The Senate will be voting today on a bill that would place import tariffs on countries such as China, deemed to be currency manipulators. Rather than punishing China, this bill will do more harm to American companies and consumers who rely on low priced products to run their businesses and budget their households. Additionally, this legislation will almost certainly spark an unnecessary trade war with one of our largest trading partners, hitting American companies who rely on exports.
As the Senate continues debate on S. 1619, the “Currency Exchange Rate Oversight Reform Act of 2011,” Americans for Tax Reform would again like to reiterate this organization’s opposition to unilateral action that would impose substantial tariffs against countries, such as China, that are deemed currency manipulators. Tariffs are taxes and any increase in the price of imports is immediately passed on to consumers.

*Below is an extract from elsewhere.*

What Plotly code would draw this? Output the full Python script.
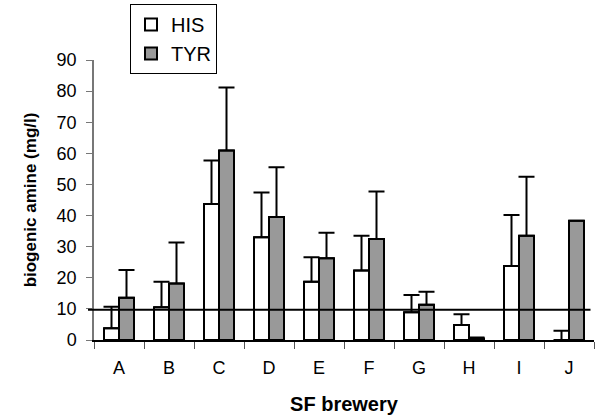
import plotly.graph_objects as go

breweries = ["A", "B", "C", "D", "E", "F", "G", "H", "I", "J"]
his = [3.8, 10.5, 43.7, 33.0, 18.7, 22.3, 8.9, 4.8, 23.8, 0.0]
his_err_top = [10.7, 18.7, 57.7, 47.4, 26.6, 33.5, 14.5, 8.3, 40.2, 3.0]
tyr = [13.6, 18.2, 60.9, 39.5, 26.3, 32.5, 11.3, 0.5, 33.5, 38.3]
tyr_err_top = [22.5, 31.3, 81.2, 55.5, 34.5, 47.7, 15.5, 0.8, 52.5, 38.3]
limit_value = 9.7
y_ticks = [0, 10, 20, 30, 40, 50, 60, 70, 80, 90]

his_err = [t - v for t, v in zip(his_err_top, his)]
tyr_err = [t - v for t, v in zip(tyr_err_top, tyr)]
zeros = [0] * len(breweries)

font_family = "Liberation Sans, Arial, sans-serif"

fig = go.Figure()
fig.add_trace(go.Bar(
    x=breweries, y=his, name="HIS", legendgroup="his",
    marker=dict(color="white", line=dict(color="black", width=2)),
    error_y=dict(type="data", symmetric=False, array=his_err, arrayminus=zeros,
                 color="black", thickness=2, width=8),
))
fig.add_trace(go.Bar(
    x=breweries, y=tyr, name="TYR", legendgroup="tyr",
    marker=dict(color="#999999", line=dict(color="black", width=2)),
    error_y=dict(type="data", symmetric=False, array=tyr_err, arrayminus=zeros,
                 color="black", thickness=2, width=8),
))

fig.add_shape(type="line", xref="paper", yref="y", x0=-0.012, x1=0.993,
              y0=limit_value, y1=limit_value, line=dict(color="black", width=2))

fig.update_layout(
    width=597, height=418,
    margin=dict(l=94, r=3, t=60, b=78),
    paper_bgcolor="white", plot_bgcolor="white",
    barmode="group", bargap=0.4, bargroupgap=0,
    font=dict(family=font_family, size=18, color="black"),
    legend=dict(
        x=0.072, y=1.2, xanchor="left", yanchor="top",
        bordercolor="black", borderwidth=1, bgcolor="white",
        font=dict(size=20), traceorder="normal",
        itemwidth=30, tracegroupgap=3,
    ),
    xaxis=dict(
        showline=True, linecolor="black", linewidth=2,
        ticks="outside", tickson="boundaries", ticklen=7, tickcolor="#555555",
        tickfont=dict(size=18), ticklabelstandoff=10,
        title=dict(text="<b>SF brewery</b>", font=dict(size=20), standoff=20),
    ),
    yaxis=dict(
        range=[0, 90], tickvals=y_ticks, showgrid=False, zeroline=False,
        showline=True, linecolor="#777777", linewidth=1.5,
        ticks="outside", ticklen=6, tickcolor="#777777",
        tickfont=dict(size=18), ticklabelstandoff=6,
        title=dict(text="<b>biogenic amine (mg/l)</b>", font=dict(size=17), standoff=16),
    ),
)

fig.write_html("out.html", config={"displayModeBar": False},
               post_script="document.body.style.margin='0';document.body.style.padding='0';")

There’s no doubt that China manipulates its currency, yet the route this legislation takes does more harm to the U.S. than China. While, protectionist measures are often enacted for the purpose of shielding domestic industries from "unfair trade practices," all indications are that they instead punish the multiple industries that rely on imports for their material inputs such as steel and raw materials. When input costs increase as a result of a rise in import tariffs, industries must cut costs elsewhere, the most likely being labor costs, meaning jobs.
As Congress looks for ways to encourage economic growth, enacting policies that avoid protectionism and boost exports will do much more in the immediate and long term to promote growth than any program, foreign and domestic, that allows government to take money out of the hands of the American people.